Question.—"But the righteousness which is of faith speaketh on this wise, Say not in thine heart, Who shall ascend into Heaven (that is, to bring Christ down from above), or who shall descend into the deep (that is, to bring up Christ again from the dead)?" (Romans 10:6,7.) What is meant by one's descending into the deep, to bring Christ from the dead, and by ascending into Heaven to bring Him down from Above?

Answer.—The Apostle here means that some in his time were doubting and did not believe the Message that the Messiah had come. They might have said that Jesus was a wonderful man, and that He did many wonderful works. But they were saying, "We do not believe that He was the Messiah and was put to death and then rose again. If you are willing to say that He was only a good man, we can accept that assertion, and are ready to call ourselves Christians. But harmony with God can be attained only by keeping the Law."
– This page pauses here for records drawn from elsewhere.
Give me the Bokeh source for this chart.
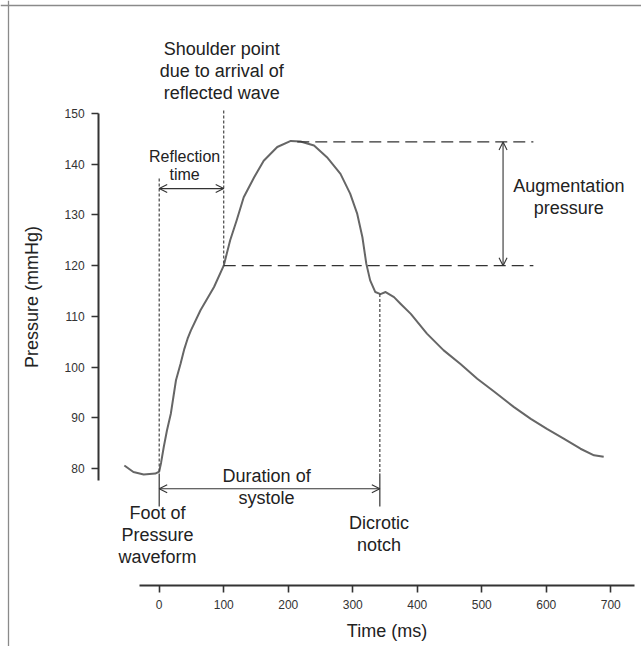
from bokeh.plotting import figure
from bokeh.models import Range1d, LinearAxis, FixedTicker, Arrow, OpenHead, Span
from bokeh.core.properties import value
from bokeh.embed import file_html
from bokeh.resources import INLINE

# ---- waveform ----
time_ms = [-54, -40, -24, -6, 0, 3, 7, 12, 18, 22, 26, 33, 39, 44, 49, 64, 85, 100, 110,
           120, 131, 147, 162, 183, 204, 219, 240, 260, 281, 296, 307, 315, 321, 327,
           335, 343, 351, 364, 374, 390, 415, 441, 467, 493, 519, 550, 576, 601, 627,
           653, 674, 689]
pressure_mmhg = [80.6, 79.3, 78.8, 79.0, 79.4, 81.2, 84.2, 87.5, 90.8, 94.1, 97.4, 100.6,
                 103.6, 105.6, 107.2, 111.2, 115.8, 120.0, 125.0, 128.9, 133.5, 137.4, 140.7,
                 143.4, 144.6, 144.5, 143.7, 141.4, 138.1, 134.2, 130.2, 125.6, 120.4,
                 117.1, 114.8, 114.4, 114.8, 113.8, 112.5, 110.5, 106.6, 103.3, 100.6,
                 97.7, 95.2, 92.1, 89.8, 87.8, 85.9, 83.9, 82.6, 82.3]

x_ticks = [0, 100, 200, 300, 400, 500, 600, 700]
y_ticks = [80, 90, 100, 110, 120, 130, 140, 150]

# ---- key points of the annotation ----
foot_time = 0
foot_pressure = 79.0
shoulder_time = 100
shoulder_pressure = 120.0
peak_time = 214
peak_pressure = 144.4
notch_time = 342
notch_pressure = 114.4
guide_end_time = 580
augmentation_arrow_time = 533
reflection_arrow_pressure = 135.2
systole_arrow_pressure = 76.0
foot_line_top = 137.2
shoulder_line_top = 150.6
systole_tick_bottom = 72.5

label_text = ["Shoulder point\ndue to arrival of\nreflected wave",
              "Augmentation\npressure",
              "Duration of\nsystole",
              "Foot of\nPressure\nwaveform",
              "Dicrotic\nnotch"]
label_x = [97, 635, 166.5, -2.6, 340.7]
label_y = [158.3, 133.6, 76.3, 66.8, 67.0]

# ---- frame / axes layout ----
W, H = 641, 646
X_MIN, X_MAX = -246.0, 747.6
Y_MIN, Y_MAX = 44.9, 172.29
Y_AXIS_AT = -94
X_AXIS_AT = 56.9
Y_AXIS_BOUNDS = (77.6, 150)
X_AXIS_BOUNDS = (-31, 736)
BORDER_LEFT_PX = 8
BORDER_TOP_PX = 5

FONT = "Liberation Sans"
INK = "#222222"

p = figure(width=W, height=H, x_range=Range1d(X_MIN, X_MAX), y_range=Range1d(Y_MIN, Y_MAX),
           x_axis_location=None, y_axis_location=None, toolbar_location=None,
           output_backend="svg", min_border=0)
p.outline_line_color = None
p.grid.visible = False
p.background_fill_color = "white"
p.border_fill_color = "white"

# gray frame of the original figure (top and left only)
px_x = (X_MAX - X_MIN) / W
px_y = (Y_MAX - Y_MIN) / H
p.add_layout(Span(location=X_MIN + BORDER_LEFT_PX * px_x, dimension="height",
                  line_color="#8a8a8a", line_width=1.3))
p.add_layout(Span(location=Y_MAX - BORDER_TOP_PX * px_y, dimension="width",
                  line_color="#8a8a8a", line_width=1.3))

def style_axis(ax):
    ax.axis_line_color = "#333333"
    ax.axis_line_width = 2
    ax.major_tick_line_color = "#333333"
    ax.major_tick_line_width = 1.6
    ax.major_tick_out = 7
    ax.major_tick_in = 0
    ax.minor_tick_line_color = None
    ax.major_label_text_font = FONT
    ax.major_label_text_font_size = "12px"
    ax.major_label_text_color = "#333333"
    ax.axis_label_text_font = FONT
    ax.axis_label_text_font_size = "18px"
    ax.axis_label_text_font_style = "normal"
    ax.axis_label_text_color = INK

yaxis = LinearAxis(fixed_location=Y_AXIS_AT, bounds=Y_AXIS_BOUNDS,
                   ticker=FixedTicker(ticks=y_ticks), axis_label="Pressure (mmHg)")
style_axis(yaxis)
yaxis.major_label_standoff = 7
yaxis.axis_label_standoff = 19
p.add_layout(yaxis, "left")

xaxis = LinearAxis(fixed_location=X_AXIS_AT, bounds=X_AXIS_BOUNDS,
                   ticker=FixedTicker(ticks=x_ticks), axis_label="Time (ms)")
style_axis(xaxis)
xaxis.major_label_standoff = 7
xaxis.axis_label_standoff = 9
p.add_layout(xaxis, "below")

# waveform
p.line(time_ms, pressure_mmhg, line_color="#666666", line_width=2.0, line_join="round")

# dotted verticals
p.segment(x0=[foot_time, shoulder_time, notch_time],
          y0=[foot_line_top, shoulder_line_top, notch_pressure],
          x1=[foot_time, shoulder_time, notch_time],
          y1=[foot_pressure, shoulder_pressure, foot_pressure],
          line_color="#444444", line_width=1.2, line_dash="3 2")

# solid ticks bounding the systole arrow
p.segment(x0=[foot_time, notch_time], y0=[foot_pressure, foot_pressure],
          x1=[foot_time, notch_time], y1=[systole_tick_bottom, systole_tick_bottom],
          line_color="#333333", line_width=1.2)

# dashed horizontals (shoulder & peak)
p.segment(x0=[shoulder_time, peak_time], y0=[shoulder_pressure, peak_pressure],
          x1=[guide_end_time, guide_end_time], y1=[shoulder_pressure, peak_pressure],
          line_color="#333333", line_width=1.2, line_dash="12 6")

def double_arrow(x0, y0, x1, y1):
    p.add_layout(Arrow(x_start=x0, y_start=y0, x_end=x1, y_end=y1,
                       start=OpenHead(size=8, line_width=1.1, line_color="#333333"),
                       end=OpenHead(size=8, line_width=1.1, line_color="#333333"),
                       line_color="#333333", line_width=1.1))

double_arrow(foot_time, reflection_arrow_pressure, shoulder_time, reflection_arrow_pressure)
double_arrow(augmentation_arrow_time, peak_pressure, augmentation_arrow_time, shoulder_pressure)
double_arrow(foot_time, systole_arrow_pressure, notch_time, systole_arrow_pressure)

# labels
p.text(x=label_x, y=label_y, text=label_text, text_align="center", text_baseline="middle",
       text_font=value(FONT), text_font_size="18px", text_color=INK, text_line_height=1.1)
p.text(x=[39.4], y=[139.75], text=["Reflection\ntime"], text_align="center",
       text_baseline="middle", text_font=value(FONT), text_font_size="16px",
       text_color=INK, text_line_height=1.1)

open("out.html", "w").write(file_html(p, INLINE))
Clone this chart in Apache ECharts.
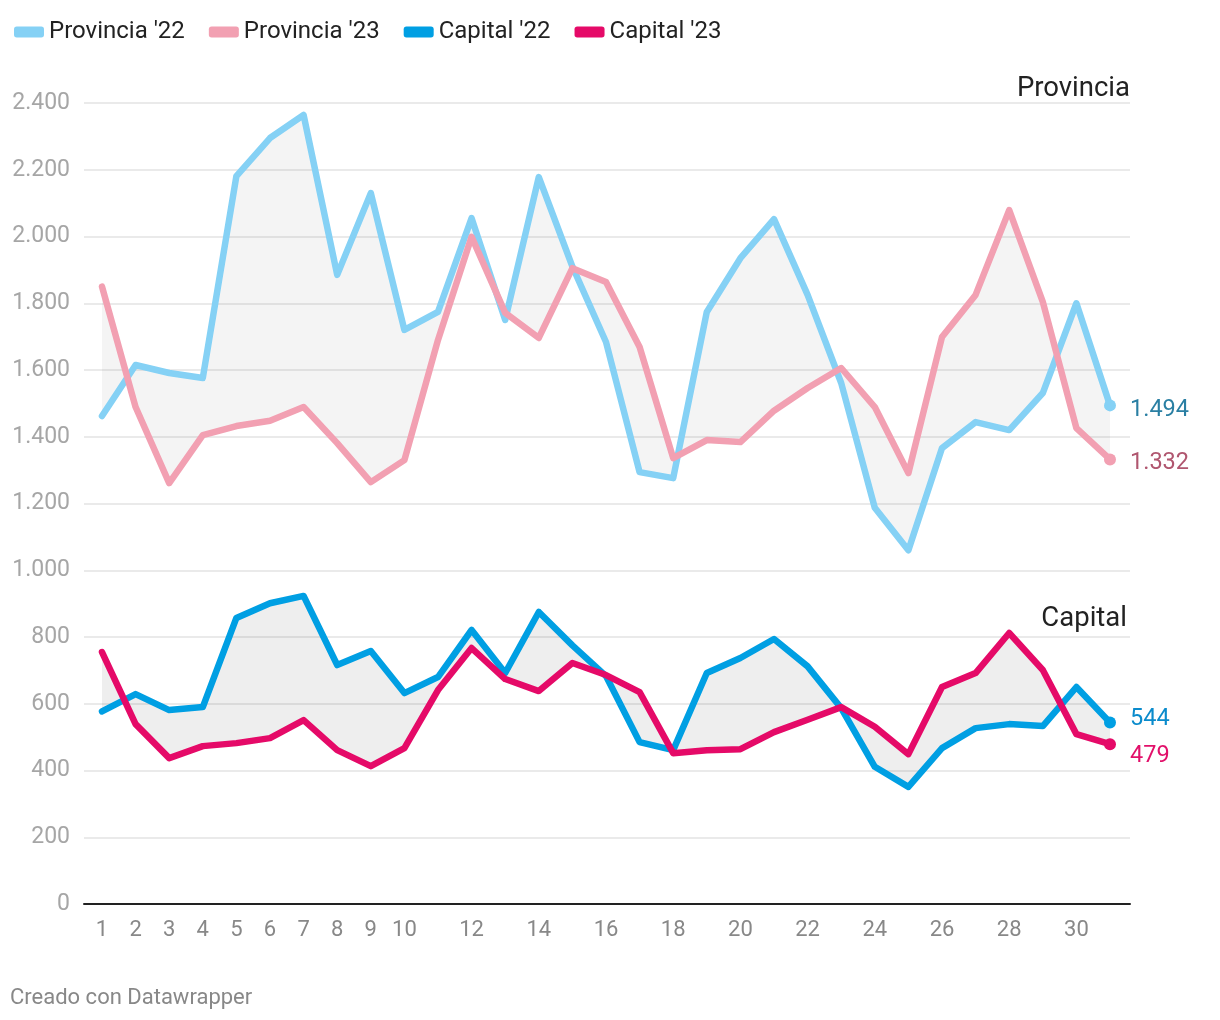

This, the Apostle said, is not the language of faith. The Christian exercises faith in the Gospel Message. He does not ask how any one could go to Heaven to bring Jesus down to earth, or how any could go down to the grave and bring Him up. A Christian will accept the facts as they are. Others are not in the attitude to believe God. The essential features of the Gospel are that Jesus came from above—that He was holy, harmless and undefiled, and gave Himself a Ransom-price for sinners. God recognized the merit of His work and raised Him from the dead, and He ascended on High, there to appear in the presence of God—first for the Church class, later for the world. All this the Christian accepts by faith.